_What you will do_
Leave the pictures out, and retype all of the material exactly as written.
════════
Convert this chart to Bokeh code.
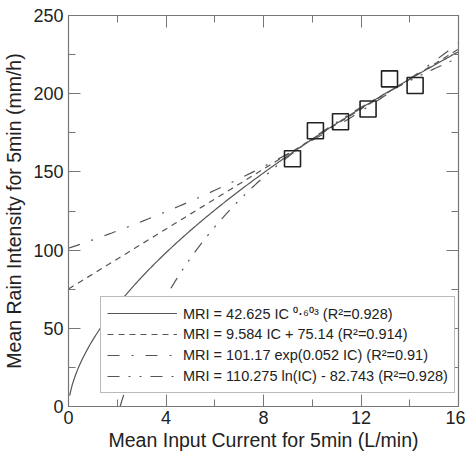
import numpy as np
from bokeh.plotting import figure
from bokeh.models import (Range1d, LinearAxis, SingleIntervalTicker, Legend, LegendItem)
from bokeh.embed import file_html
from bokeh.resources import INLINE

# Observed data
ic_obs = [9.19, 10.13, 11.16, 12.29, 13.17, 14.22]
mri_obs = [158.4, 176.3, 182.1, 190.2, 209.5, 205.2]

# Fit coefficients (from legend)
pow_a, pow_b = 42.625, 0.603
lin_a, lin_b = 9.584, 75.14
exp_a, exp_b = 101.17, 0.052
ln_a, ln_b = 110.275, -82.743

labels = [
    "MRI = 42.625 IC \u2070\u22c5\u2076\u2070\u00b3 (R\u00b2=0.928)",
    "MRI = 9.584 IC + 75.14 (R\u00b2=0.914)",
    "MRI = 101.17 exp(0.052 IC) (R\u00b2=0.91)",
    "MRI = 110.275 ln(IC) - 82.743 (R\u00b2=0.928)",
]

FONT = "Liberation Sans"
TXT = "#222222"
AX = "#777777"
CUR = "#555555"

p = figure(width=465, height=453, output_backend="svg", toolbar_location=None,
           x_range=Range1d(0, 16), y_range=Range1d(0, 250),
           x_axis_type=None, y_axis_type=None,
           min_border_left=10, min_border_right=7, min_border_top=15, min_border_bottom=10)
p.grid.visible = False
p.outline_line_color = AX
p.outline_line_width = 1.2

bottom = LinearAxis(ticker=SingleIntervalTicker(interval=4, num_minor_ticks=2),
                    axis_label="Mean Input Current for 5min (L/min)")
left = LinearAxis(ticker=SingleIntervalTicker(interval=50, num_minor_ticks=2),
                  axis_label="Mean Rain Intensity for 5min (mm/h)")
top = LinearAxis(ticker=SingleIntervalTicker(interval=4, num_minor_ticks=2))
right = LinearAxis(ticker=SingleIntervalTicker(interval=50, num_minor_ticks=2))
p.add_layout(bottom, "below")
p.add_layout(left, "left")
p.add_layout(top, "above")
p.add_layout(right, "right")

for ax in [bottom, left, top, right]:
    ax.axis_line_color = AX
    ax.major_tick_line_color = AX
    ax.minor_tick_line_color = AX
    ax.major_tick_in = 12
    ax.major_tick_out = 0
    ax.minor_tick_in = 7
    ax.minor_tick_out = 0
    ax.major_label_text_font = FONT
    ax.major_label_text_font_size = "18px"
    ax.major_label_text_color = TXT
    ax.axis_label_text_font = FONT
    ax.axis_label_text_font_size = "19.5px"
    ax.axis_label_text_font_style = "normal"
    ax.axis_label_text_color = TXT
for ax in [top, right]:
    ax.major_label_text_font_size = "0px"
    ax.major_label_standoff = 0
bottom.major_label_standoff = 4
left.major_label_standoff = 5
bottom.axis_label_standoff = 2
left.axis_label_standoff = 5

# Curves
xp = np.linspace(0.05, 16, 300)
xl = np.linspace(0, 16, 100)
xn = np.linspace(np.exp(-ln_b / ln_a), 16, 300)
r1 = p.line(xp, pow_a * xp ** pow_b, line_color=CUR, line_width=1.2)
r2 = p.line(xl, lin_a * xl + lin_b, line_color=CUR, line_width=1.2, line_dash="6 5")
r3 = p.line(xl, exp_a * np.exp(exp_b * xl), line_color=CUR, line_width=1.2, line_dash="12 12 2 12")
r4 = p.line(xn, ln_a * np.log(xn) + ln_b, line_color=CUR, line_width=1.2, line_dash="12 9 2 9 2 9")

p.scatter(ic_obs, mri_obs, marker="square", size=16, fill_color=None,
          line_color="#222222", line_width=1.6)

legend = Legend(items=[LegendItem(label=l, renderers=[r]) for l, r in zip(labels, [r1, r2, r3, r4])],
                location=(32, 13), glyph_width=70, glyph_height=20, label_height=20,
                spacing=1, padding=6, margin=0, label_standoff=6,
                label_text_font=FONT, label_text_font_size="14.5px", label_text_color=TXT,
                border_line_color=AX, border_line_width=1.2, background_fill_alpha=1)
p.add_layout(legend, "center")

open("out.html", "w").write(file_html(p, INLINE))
════════
_Result of this task_
Convert this chart to Bokeh code.
import numpy as np
from bokeh.plotting import figure
from bokeh.models import (Range1d, LinearAxis, SingleIntervalTicker, Legend, LegendItem)
from bokeh.embed import file_html
from bokeh.resources import INLINE

# Observed data
ic_obs = [9.19, 10.13, 11.16, 12.29, 13.17, 14.22]
mri_obs = [158.4, 176.3, 182.1, 190.2, 209.5, 205.2]

# Fit coefficients (from legend)
pow_a, pow_b = 42.625, 0.603
lin_a, lin_b = 9.584, 75.14
exp_a, exp_b = 101.17, 0.052
ln_a, ln_b = 110.275, -82.743

labels = [
    "MRI = 42.625 IC \u2070\u22c5\u2076\u2070\u00b3 (R\u00b2=0.928)",
    "MRI = 9.584 IC + 75.14 (R\u00b2=0.914)",
    "MRI = 101.17 exp(0.052 IC) (R\u00b2=0.91)",
    "MRI = 110.275 ln(IC) - 82.743 (R\u00b2=0.928)",
]

FONT = "Liberation Sans"
TXT = "#222222"
AX = "#777777"
CUR = "#555555"

p = figure(width=465, height=453, output_backend="svg", toolbar_location=None,
           x_range=Range1d(0, 16), y_range=Range1d(0, 250),
           x_axis_type=None, y_axis_type=None,
           min_border_left=10, min_border_right=7, min_border_top=15, min_border_bottom=10)
p.grid.visible = False
p.outline_line_color = AX
p.outline_line_width = 1.2

bottom = LinearAxis(ticker=SingleIntervalTicker(interval=4, num_minor_ticks=2),
                    axis_label="Mean Input Current for 5min (L/min)")
left = LinearAxis(ticker=SingleIntervalTicker(interval=50, num_minor_ticks=2),
                  axis_label="Mean Rain Intensity for 5min (mm/h)")
top = LinearAxis(ticker=SingleIntervalTicker(interval=4, num_minor_ticks=2))
right = LinearAxis(ticker=SingleIntervalTicker(interval=50, num_minor_ticks=2))
p.add_layout(bottom, "below")
p.add_layout(left, "left")
p.add_layout(top, "above")
p.add_layout(right, "right")

for ax in [bottom, left, top, right]:
    ax.axis_line_color = AX
    ax.major_tick_line_color = AX
    ax.minor_tick_line_color = AX
    ax.major_tick_in = 12
    ax.major_tick_out = 0
    ax.minor_tick_in = 7
    ax.minor_tick_out = 0
    ax.major_label_text_font = FONT
    ax.major_label_text_font_size = "18px"
    ax.major_label_text_color = TXT
    ax.axis_label_text_font = FONT
    ax.axis_label_text_font_size = "19.5px"
    ax.axis_label_text_font_style = "normal"
    ax.axis_label_text_color = TXT
for ax in [top, right]:
    ax.major_label_text_font_size = "0px"
    ax.major_label_standoff = 0
bottom.major_label_standoff = 4
left.major_label_standoff = 5
bottom.axis_label_standoff = 2
left.axis_label_standoff = 5

# Curves
xp = np.linspace(0.05, 16, 300)
xl = np.linspace(0, 16, 100)
xn = np.linspace(np.exp(-ln_b / ln_a), 16, 300)
r1 = p.line(xp, pow_a * xp ** pow_b, line_color=CUR, line_width=1.2)
r2 = p.line(xl, lin_a * xl + lin_b, line_color=CUR, line_width=1.2, line_dash="6 5")
r3 = p.line(xl, exp_a * np.exp(exp_b * xl), line_color=CUR, line_width=1.2, line_dash="12 12 2 12")
r4 = p.line(xn, ln_a * np.log(xn) + ln_b, line_color=CUR, line_width=1.2, line_dash="12 9 2 9 2 9")

p.scatter(ic_obs, mri_obs, marker="square", size=16, fill_color=None,
          line_color="#222222", line_width=1.6)

legend = Legend(items=[LegendItem(label=l, renderers=[r]) for l, r in zip(labels, [r1, r2, r3, r4])],
                location=(32, 13), glyph_width=70, glyph_height=20, label_height=20,
                spacing=1, padding=6, margin=0, label_standoff=6,
                label_text_font=FONT, label_text_font_size="14.5px", label_text_color=TXT,
                border_line_color=AX, border_line_width=1.2, background_fill_alpha=1)
p.add_layout(legend, "center")

open("out.html", "w").write(file_html(p, INLINE))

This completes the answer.